First Sunday of Lent: Mark 1:12–15 Jesus prays in the desert for forty days and allows himself to be tempted. Jesus doesn’t ask us to carry any cross he doesn’t also carry. That’s our first week’s discipline—to fast from asking others to do what we do not do ourselves. Do we ask perfection from our religious or political leaders even though we’re imperfect? Do we demand courtesy from our children even though we’re not polite to them? Do we expect forgiveness even though we don’t forgive others?
Second Sunday of Lent: Mark 9:2–10 Peter finds the Transfiguration so awesome he wants to hold on to the experience forever. I, too, want to hold on to the good, even if it means forsaking the greater good that comes from letting go, but sometimes we must lose to gain. We give up the security of the womb to be born into the world, the comfort of the breast to eat bread and strawberries, the independence of single life for companionship, our contented twosomeness to raise a child. Ultimately we die to this life to live again. This week, let’s fast from clutching, trusting that waiting for us is a joy we cannot imagine.

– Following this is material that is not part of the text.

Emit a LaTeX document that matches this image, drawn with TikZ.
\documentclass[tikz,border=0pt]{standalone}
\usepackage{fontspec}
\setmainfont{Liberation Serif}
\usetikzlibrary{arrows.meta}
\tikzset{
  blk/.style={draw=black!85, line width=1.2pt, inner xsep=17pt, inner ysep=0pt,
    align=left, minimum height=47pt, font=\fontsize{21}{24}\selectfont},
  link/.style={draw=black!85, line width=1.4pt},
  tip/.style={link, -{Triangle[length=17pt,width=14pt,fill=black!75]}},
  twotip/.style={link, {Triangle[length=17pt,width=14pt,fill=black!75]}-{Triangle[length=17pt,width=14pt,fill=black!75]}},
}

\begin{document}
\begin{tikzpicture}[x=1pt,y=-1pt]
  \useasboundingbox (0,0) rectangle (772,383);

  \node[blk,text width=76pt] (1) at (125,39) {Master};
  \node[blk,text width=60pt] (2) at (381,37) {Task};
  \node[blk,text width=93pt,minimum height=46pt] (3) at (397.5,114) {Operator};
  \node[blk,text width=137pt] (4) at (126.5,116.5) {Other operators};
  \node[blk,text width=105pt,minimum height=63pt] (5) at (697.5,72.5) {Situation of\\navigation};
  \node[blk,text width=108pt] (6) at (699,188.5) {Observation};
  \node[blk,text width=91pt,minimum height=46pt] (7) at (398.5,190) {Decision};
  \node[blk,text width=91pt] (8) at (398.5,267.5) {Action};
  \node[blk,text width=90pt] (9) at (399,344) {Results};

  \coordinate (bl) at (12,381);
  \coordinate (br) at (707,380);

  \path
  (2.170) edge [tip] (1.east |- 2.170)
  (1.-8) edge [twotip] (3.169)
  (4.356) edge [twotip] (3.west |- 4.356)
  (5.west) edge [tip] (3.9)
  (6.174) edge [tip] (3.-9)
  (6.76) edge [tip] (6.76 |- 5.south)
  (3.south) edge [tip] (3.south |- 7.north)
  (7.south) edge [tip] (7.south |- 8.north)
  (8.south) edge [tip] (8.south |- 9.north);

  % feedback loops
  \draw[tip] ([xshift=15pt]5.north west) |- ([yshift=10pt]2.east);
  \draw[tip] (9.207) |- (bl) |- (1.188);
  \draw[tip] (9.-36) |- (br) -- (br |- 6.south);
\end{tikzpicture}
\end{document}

Third Sunday of Lent: John 2:13–25 Jesus drives out those who make the temple into a marketplace. The temple is a holy place dedicated to worship of the one true God, not for the false god of mammon. Many gods vie for first place in our lives: obvious idols like addiction, unconscionable pleasure-seeking, shopping until we drop. Our false gods might even be good things: home, family, health, work, political involvement, even parish community. This week, let’s examine our attachments and pray for the courage to fast from false gods.

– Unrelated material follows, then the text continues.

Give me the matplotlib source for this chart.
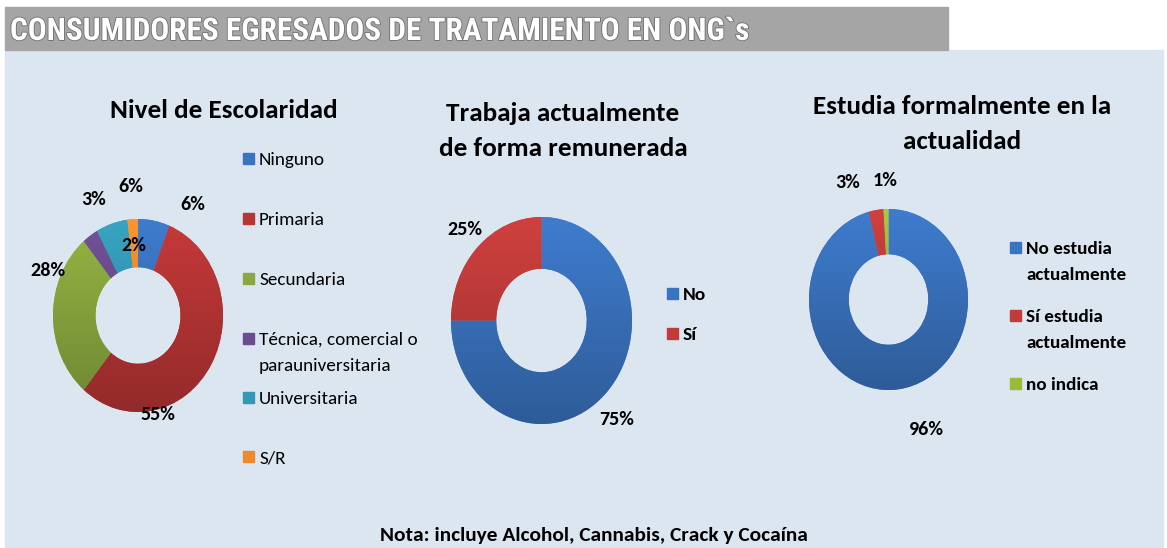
import matplotlib
matplotlib.use("Agg")
import numpy as np
import matplotlib.pyplot as plt
from matplotlib.patches import Rectangle
from matplotlib.colors import to_rgb
import matplotlib.patheffects as pe

plt.rcParams['font.family'] = ['Carlito', 'Lato', 'DejaVu Sans']

# --- datos ---
esc_labels = ["Ninguno", "Primaria", "Secundaria", "Técnica, comercial o\nparauniversitaria",
              "Universitaria", "S/R"]
esc_values = [6, 55, 28, 3, 6, 2]
esc_colors = ['#3a73bf', '#b83535', '#8aa83f', '#6b4c8e', '#3399b5', '#ec8a2c']

trab_labels = ["No", "Sí"]
trab_values = [75, 25]
trab_colors = ['#3a73bf', '#c03c3a']

est_labels = ["No estudia\nactualmente", "Sí estudia\nactualmente", "no indica"]
est_values = [96, 3, 1]
est_colors = ['#3a73bf', '#c03c3a', '#9bbb3a']

W, H = 1167, 548
fig = plt.figure(figsize=(W / 100, H / 100), dpi=100)
fig.patch.set_facecolor('white')

def px(x, y):
    return x / W, 1 - y / H

# panel and title bar
fig.patches.append(Rectangle(px(5, 548), (1163 - 5) / W, (548 - 50) / H,
                             transform=fig.transFigure, color='#dce6f1', zorder=-2))
fig.patches.append(Rectangle(px(5, 50), (948 - 5) / W, 43 / H,
                             transform=fig.transFigure, color='#a5a5a5', zorder=-2))
fig.text(*px(10, 31), "CONSUMIDORES EGRESADOS DE TRATAMIENTO EN ONG`s", color='white',
         fontsize=22.5, fontweight='bold', ha='left', va='center',
         family=['Roboto Condensed', 'Liberation Sans Narrow', 'Lato', 'DejaVu Sans'],
         path_effects=[pe.withStroke(linewidth=1.2, foreground='#6e6e6e')])


def shade(c):
    # vertical gradient, lighter on top, darker below (Excel look)
    rgb = np.array(to_rgb(c))
    t = np.linspace(1.08, 0.8, 100)[:, None]
    g = np.clip(rgb[None, :] * t, 0, 1)
    return g[:, None, :]


def donut(cx, cy, rx, ry, values, colors, label_pos):
    ax = fig.add_axes([(cx - rx) / W, (H - cy - ry) / H, 2 * rx / W, 2 * ry / H])
    wedges, _ = ax.pie(values, colors=colors, startangle=90, counterclock=False,
                       wedgeprops=dict(width=0.5, linewidth=0))
    for w, c in zip(wedges, colors):
        im = ax.imshow(shade(c), extent=(-1, 1, -1, 1), aspect='auto', zorder=2)
        im.set_clip_path(w)
    ax.set_aspect('auto')
    ax.set_xlim(-1, 1)
    ax.set_ylim(-1, 1)
    ax.axis('off')
    for v, (lx, ly) in zip(values, label_pos):
        ax.text(lx, ly, f"{v}%", ha='center', va='center', fontsize=14.5,
                fontweight='bold', color='black', clip_on=False, zorder=3)
    return ax


def legend(x, ys, labels, colors, weight, size):
    for y, lab, c in zip(ys, labels, colors):
        fig.patches.append(Rectangle(px(x, y + 5), 11 / W, 11 / H,
                                     transform=fig.transFigure, color=c))
        fig.text(*px(x + 16, y - 7), lab, ha='left', va='top', fontsize=size,
                 fontweight=weight, linespacing=1.8)


donut(138, 315.5, 85, 96.5, esc_values, esc_colors,
      [(0.65, 1.15), (0.235, -1.03), (-1.06, 0.47), (-0.52, 1.20), (-0.08, 1.34), (-0.05, 0.73)])
donut(541.5, 320.5, 90.5, 103.5, trab_values, trab_colors,
      [(0.83, -0.96), (-0.845, 0.88)])
donut(888.5, 299.5, 79.5, 90.5, est_values, est_colors,
      [(0.48, -1.44), (-0.51, 1.29), (-0.04, 1.31)])

legend(243, [159, 219, 279, 339, 398, 457], esc_labels, esc_colors, 'normal', 13.8)
legend(667, [294, 334], trab_labels, trab_colors, 'bold', 14)
legend(1010, [248, 316, 384], est_labels, est_colors, 'bold', 13.8)

fig.text(*px(224, 110), "Nivel de Escolaridad", ha='center', va='center',
         fontsize=19.5, fontweight='bold')
fig.text(*px(563, 131), "Trabaja actualmente\nde forma remunerada", ha='center', va='center',
         fontsize=19.5, fontweight='bold', linespacing=1.62)
fig.text(*px(962, 124), "Estudia formalmente en la\nactualidad", ha='center', va='center',
         fontsize=19.5, fontweight='bold', linespacing=1.62)

fig.text(*px(594, 535), "Nota: incluye Alcohol, Cannabis, Crack y Cocaína", ha='center',
         va='center', fontsize=15.4, fontweight='bold')

fig.savefig('out.png', dpi=100)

Fourth Sunday of Lent: John 3:14–21 The people prefer darkness to the light of God’s love. This is God’s lament. It’s the lament of anyone who loves someone bent on self-destruction. Amidst so much good, so much beauty, and so much potential, some wallow in darkness. We don’t have to. This passage says God so loved the world. This week, let’s fast from negativity and cynicism and abandon ourselves to living as though we believe God’s love for the world is real and enough.

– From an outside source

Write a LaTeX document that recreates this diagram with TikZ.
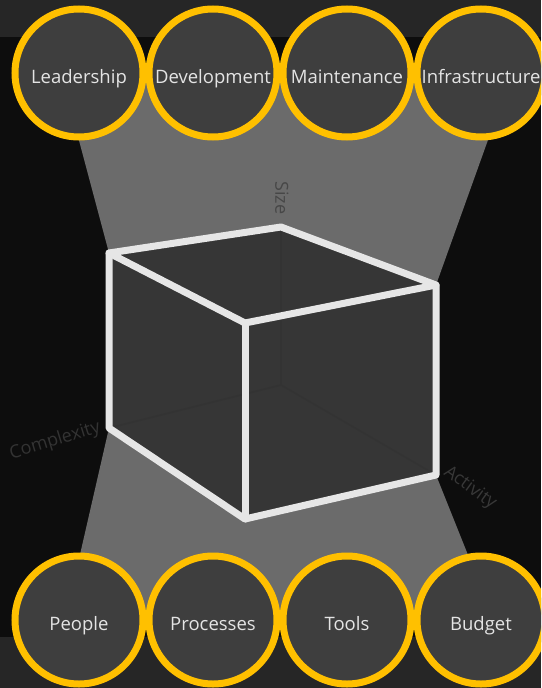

Fifth Sunday of Lent: John 12:20–33 A grain of wheat that falls from the plant and dies produces much fruit. We lose what we clutch and gain what we let go of. Don’t we see evidence of this in our everyday lives? That when we hold our children too close, we lose them? That when we worry too much about our future, we lose our present? This week, let’s notice what we’re afraid to lose, and then let it go, believing the truth of letting go and gaining all.
It will be much easier to be faithful to a new discipline if we do it together. Let me know how your Lent is going, and let’s remember one another in prayer.